CHITTAGONG: At least 55 people have been killed and more than a million affected by two weeks of torrential rains causing floods and landslides in southeast Bangladesh, officials said Sunday.
Administrators of four of the worst-hit districts said floods and landslides since August 1 killed 21 people in Cox’s Bazar, 19 in Chittagong, 10 in Bandarban and five in Rangamati.
“These are some of the heaviest rains in recent years,” Bangladesh Meteorological Department chief Azizur Rahman told AFP.
He said 312 millimetres (12 inches) of rainfall was recorded on August 7 alone.
Officials said heavy rains lashed the region until August 11, triggering flash floods that caused rivers to burst their banks and inundate hundreds of villages.
It was only possible to confirm how many were killed after the floodwaters began to recede.
The summer monsoon brings South Asia around 80 percent of its annual rainfall, as well as death and destruction due to flooding and landslides.
The rainfall is hard to forecast and varies considerably but scientists say climate change is making the monsoon stronger and more erratic, while deforestation and building on hillsides has made flash floods worse.
Villages swamped
“In Cox’s Bazar some 600,000 people were affected by the floods,” district administrator Shaheen Ibrahim told AFP.
Bangladesh is home to one million Rohingyas who fled a military crackdown in Myanmar and now live in some three dozen camps built on cleared forest and hill slopes in Cox’s Bazar.
“At least 21 people were killed”, Ibrahim said.
Refugee commissioner Mizanur Rahman said four Rohingyas were killed, including a child and her mother who were buried under a landslide.
“We have relocated around 2,000 people to safe places who are at risk of landslides in the camps,” he told AFP.
Hundreds of villages were swamped in Chittagong, Bangladesh’s second-largest city and home to its biggest port, in what residents said was some of the heaviest flooding in decades.
“The flood damaged at least 5,000 thatched houses,” district administrator Abul Bashar Mohammed Fakhruzzaman told AFP.
“At least 19 people have died from the floods.

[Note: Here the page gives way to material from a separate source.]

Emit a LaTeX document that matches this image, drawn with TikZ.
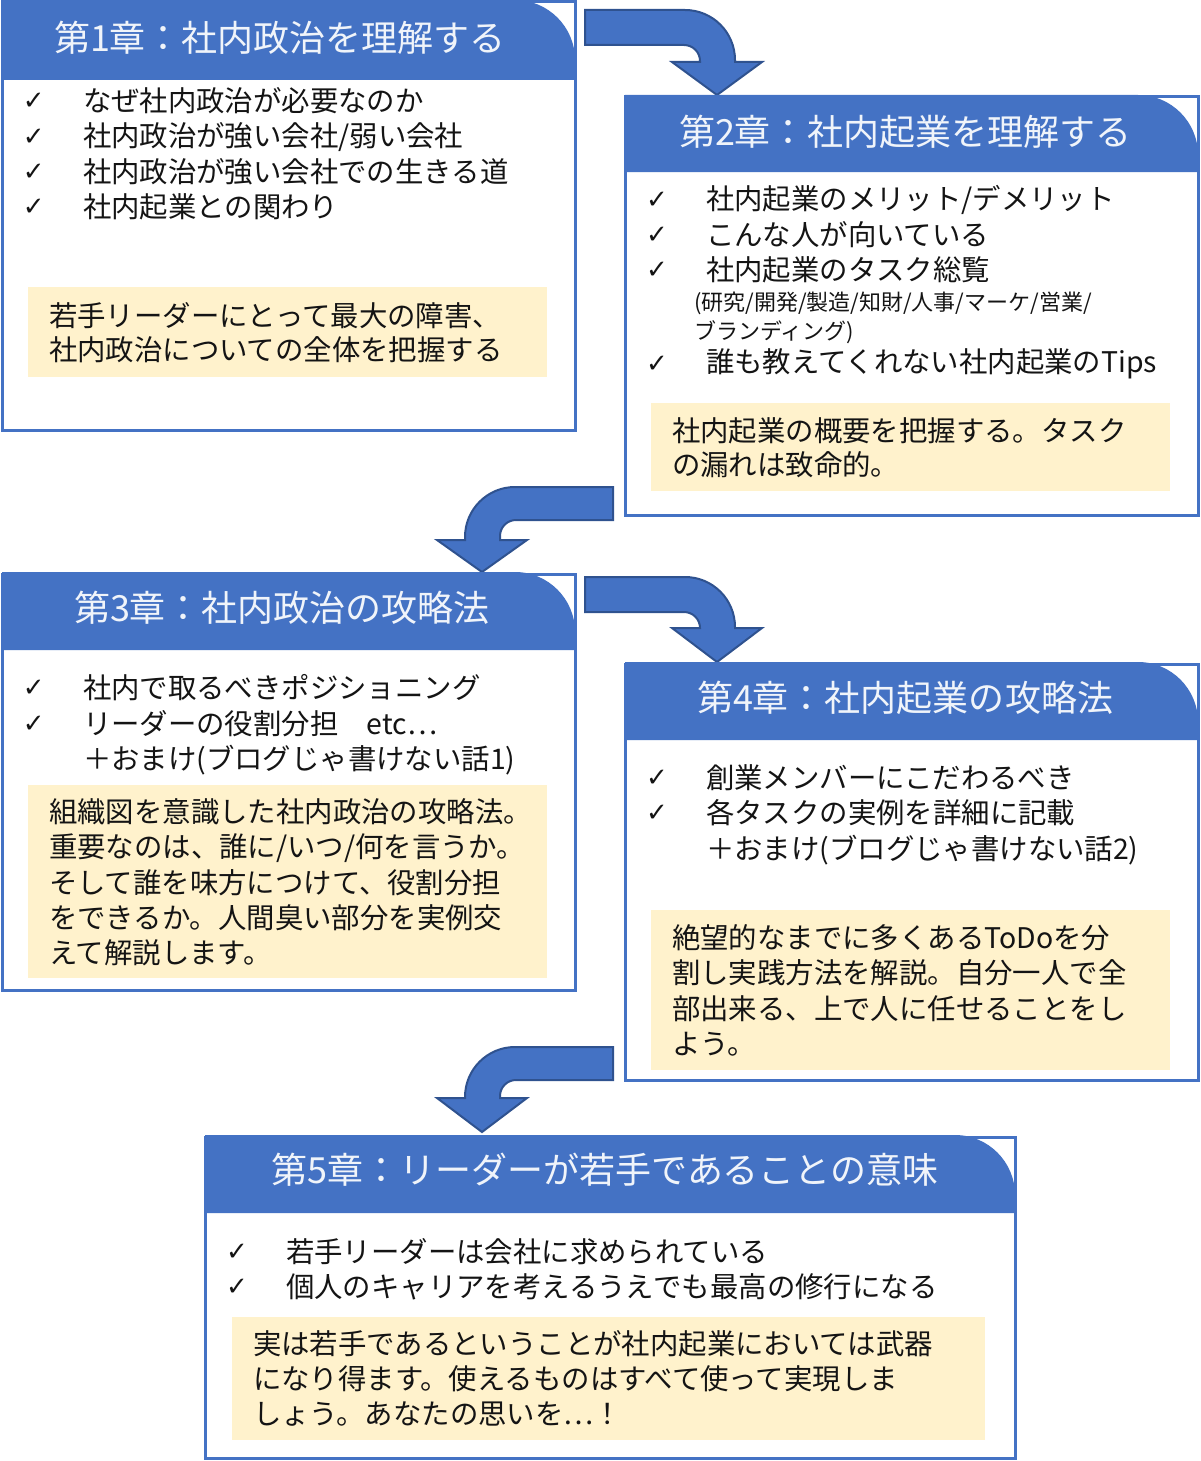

We recovered some bodies from the Sangu river after floodwater receded in the past few days. Some 450,000 people were affected by the floods.”
Transport between Chittagong and Cox’s Bazar was cut for a few days and newly laid railway tracks were damaged, he said.
The rains also triggered a major flash flood in the hill district of Bandarban, where administrator Shah Mujahid Uddin said at least 10 people were killed.
Five people were killed in the Rangamati hill district, where heavy rains cut off some 23,000 people, administrator Mosharraf Hossain said.
Bangladeshi authorities have sent food and relief to the worst-affected region, said Shahina Sultana, a senior government official in Chattogram region, the new name for Chittagong.
Five people were still missing, she said.
“The government is doing everything in its power to support people,” she said.